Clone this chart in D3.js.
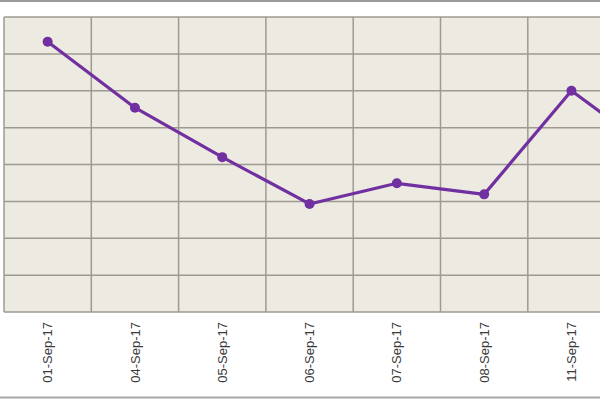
<!DOCTYPE html>
<html>
<head>
<meta charset="utf-8">
<script src="https://cdn.jsdelivr.net/npm/d3@7"></script>
<style>
  body { margin: 0; background: #fff; }
  svg { display: block; }
</style>
</head>
<body>
<div id="chart"></div>
<script>
const WIDTH = 600;
const HEIGHT = 400;
const MARGINS = { TOP: 17, LEFT: 4, BOTTOM: 88 };
const STEP = 87.3;

// data (y axis labels are cropped away)
const dates = ['01-Sep-17', '04-Sep-17', '05-Sep-17', '06-Sep-17', '07-Sep-17', '08-Sep-17', '11-Sep-17', '12-Sep-17'];
const values = [7.33, 5.54, 4.2, 2.93, 3.49, 3.19, 6.0, 4.26];
const yTicks = [0, 1, 2, 3, 4, 5, 6, 7, 8];

let svg = d3
    .select('#chart')
    .append('svg')
    .attr('width', WIDTH)
    .attr('height', HEIGHT);

// outer frame lines (top / bottom)
svg.append('line')
    .attr('x1', 0).attr('x2', WIDTH)
    .attr('y1', 1).attr('y2', 1)
    .attr('stroke', '#9a9a9a')
    .attr('stroke-width', 2);

svg.append('line')
    .attr('x1', 0).attr('x2', WIDTH)
    .attr('y1', 397.5).attr('y2', 397.5)
    .attr('stroke', '#a8a8a8')
    .attr('stroke-width', 2);

let plotBottom = HEIGHT - MARGINS.BOTTOM;

let xScale = d3
    .scaleBand()
    .domain(dates)
    .range([MARGINS.LEFT, MARGINS.LEFT + STEP * dates.length])
    .padding(0);

let yScale = d3
    .scaleLinear()
    .domain([0, 8])
    .range([plotBottom, MARGINS.TOP]);

let cx = d => xScale(d) + xScale.bandwidth() / 2;

// plot area
svg.append('rect')
    .attr('x', MARGINS.LEFT)
    .attr('y', MARGINS.TOP)
    .attr('width', STEP * dates.length)
    .attr('height', plotBottom - MARGINS.TOP)
    .attr('fill', '#edeae1');

// horizontal grid
svg.append('g')
    .attr('class', 'grid')
    .selectAll('line')
    .data(yTicks)
    .enter()
    .append('line')
    .attr('x1', MARGINS.LEFT)
    .attr('x2', MARGINS.LEFT + STEP * dates.length)
    .attr('y1', d => yScale(d))
    .attr('y2', d => yScale(d))
    .attr('stroke', '#9e9a92')
    .attr('stroke-width', 1.5);

// vertical grid at category edges
svg.append('g')
    .selectAll('line')
    .data(dates)
    .enter()
    .append('line')
    .attr('x1', d => xScale(d))
    .attr('x2', d => xScale(d))
    .attr('y1', MARGINS.TOP)
    .attr('y2', plotBottom)
    .attr('stroke', '#9e9a92')
    .attr('stroke-width', 1.5);

// x axis labels (only the ones that fall inside the visible window)
let xAxis = d3.axisBottom(xScale)
    .tickValues(dates.filter(d => cx(d) + 8 < WIDTH))
    .tickSize(0)
    .tickPadding(0);

let xg = svg.append('g')
    .attr('id', 'x-axis')
    .attr('transform', `translate(0, ${plotBottom})`)
    .call(xAxis);

xg.select('.domain').remove();

xg.selectAll('text')
    .attr('transform', 'rotate(-90)')
    .attr('x', -10)
    .attr('y', 0)
    .attr('dy', '0.35em')
    .style('text-anchor', 'end')
    .style('font-family', '"Liberation Sans", Arial, sans-serif')
    .style('font-size', '13px')
    .attr('fill', '#3a3a3a');

// line + markers
let line = d3.line()
    .x((d, i) => cx(dates[i]))
    .y(d => yScale(d));

svg.append('path')
    .datum(values)
    .attr('d', line)
    .attr('fill', 'none')
    .attr('stroke', '#7030a0')
    .attr('stroke-width', 3.2)
    .attr('stroke-linejoin', 'round');

svg.selectAll('circle')
    .data(values)
    .enter()
    .append('circle')
    .attr('cx', (d, i) => cx(dates[i]))
    .attr('cy', d => yScale(d))
    .attr('r', 5)
    .attr('fill', '#7030a0');
</script>
</body>
</html>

※ ※ ※

> [Aim] Print the complete listing exactly as it stands, without its pictures.

> [Right answer]
Clone this chart in D3.js.
<!DOCTYPE html>
<html>
<head>
<meta charset="utf-8">
<script src="https://cdn.jsdelivr.net/npm/d3@7"></script>
<style>
  body { margin: 0; background: #fff; }
  svg { display: block; }
</style>
</head>
<body>
<div id="chart"></div>
<script>
const WIDTH = 600;
const HEIGHT = 400;
const MARGINS = { TOP: 17, LEFT: 4, BOTTOM: 88 };
const STEP = 87.3;

// data (y axis labels are cropped away)
const dates = ['01-Sep-17', '04-Sep-17', '05-Sep-17', '06-Sep-17', '07-Sep-17', '08-Sep-17', '11-Sep-17', '12-Sep-17'];
const values = [7.33, 5.54, 4.2, 2.93, 3.49, 3.19, 6.0, 4.26];
const yTicks = [0, 1, 2, 3, 4, 5, 6, 7, 8];

let svg = d3
    .select('#chart')
    .append('svg')
    .attr('width', WIDTH)
    .attr('height', HEIGHT);

// outer frame lines (top / bottom)
svg.append('line')
    .attr('x1', 0).attr('x2', WIDTH)
    .attr('y1', 1).attr('y2', 1)
    .attr('stroke', '#9a9a9a')
    .attr('stroke-width', 2);

svg.append('line')
    .attr('x1', 0).attr('x2', WIDTH)
    .attr('y1', 397.5).attr('y2', 397.5)
    .attr('stroke', '#a8a8a8')
    .attr('stroke-width', 2);

let plotBottom = HEIGHT - MARGINS.BOTTOM;

let xScale = d3
    .scaleBand()
    .domain(dates)
    .range([MARGINS.LEFT, MARGINS.LEFT + STEP * dates.length])
    .padding(0);

let yScale = d3
    .scaleLinear()
    .domain([0, 8])
    .range([plotBottom, MARGINS.TOP]);

let cx = d => xScale(d) + xScale.bandwidth() / 2;

// plot area
svg.append('rect')
    .attr('x', MARGINS.LEFT)
    .attr('y', MARGINS.TOP)
    .attr('width', STEP * dates.length)
    .attr('height', plotBottom - MARGINS.TOP)
    .attr('fill', '#edeae1');

// horizontal grid
svg.append('g')
    .attr('class', 'grid')
    .selectAll('line')
    .data(yTicks)
    .enter()
    .append('line')
    .attr('x1', MARGINS.LEFT)
    .attr('x2', MARGINS.LEFT + STEP * dates.length)
    .attr('y1', d => yScale(d))
    .attr('y2', d => yScale(d))
    .attr('stroke', '#9e9a92')
    .attr('stroke-width', 1.5);

// vertical grid at category edges
svg.append('g')
    .selectAll('line')
    .data(dates)
    .enter()
    .append('line')
    .attr('x1', d => xScale(d))
    .attr('x2', d => xScale(d))
    .attr('y1', MARGINS.TOP)
    .attr('y2', plotBottom)
    .attr('stroke', '#9e9a92')
    .attr('stroke-width', 1.5);

// x axis labels (only the ones that fall inside the visible window)
let xAxis = d3.axisBottom(xScale)
    .tickValues(dates.filter(d => cx(d) + 8 < WIDTH))
    .tickSize(0)
    .tickPadding(0);

let xg = svg.append('g')
    .attr('id', 'x-axis')
    .attr('transform', `translate(0, ${plotBottom})`)
    .call(xAxis);

xg.select('.domain').remove();

xg.selectAll('text')
    .attr('transform', 'rotate(-90)')
    .attr('x', -10)
    .attr('y', 0)
    .attr('dy', '0.35em')
    .style('text-anchor', 'end')
    .style('font-family', '"Liberation Sans", Arial, sans-serif')
    .style('font-size', '13px')
    .attr('fill', '#3a3a3a');

// line + markers
let line = d3.line()
    .x((d, i) => cx(dates[i]))
    .y(d => yScale(d));

svg.append('path')
    .datum(values)
    .attr('d', line)
    .attr('fill', 'none')
    .attr('stroke', '#7030a0')
    .attr('stroke-width', 3.2)
    .attr('stroke-linejoin', 'round');

svg.selectAll('circle')
    .data(values)
    .enter()
    .append('circle')
    .attr('cx', (d, i) => cx(dates[i]))
    .attr('cy', d => yScale(d))
    .attr('r', 5)
    .attr('fill', '#7030a0');
</script>
</body>
</html>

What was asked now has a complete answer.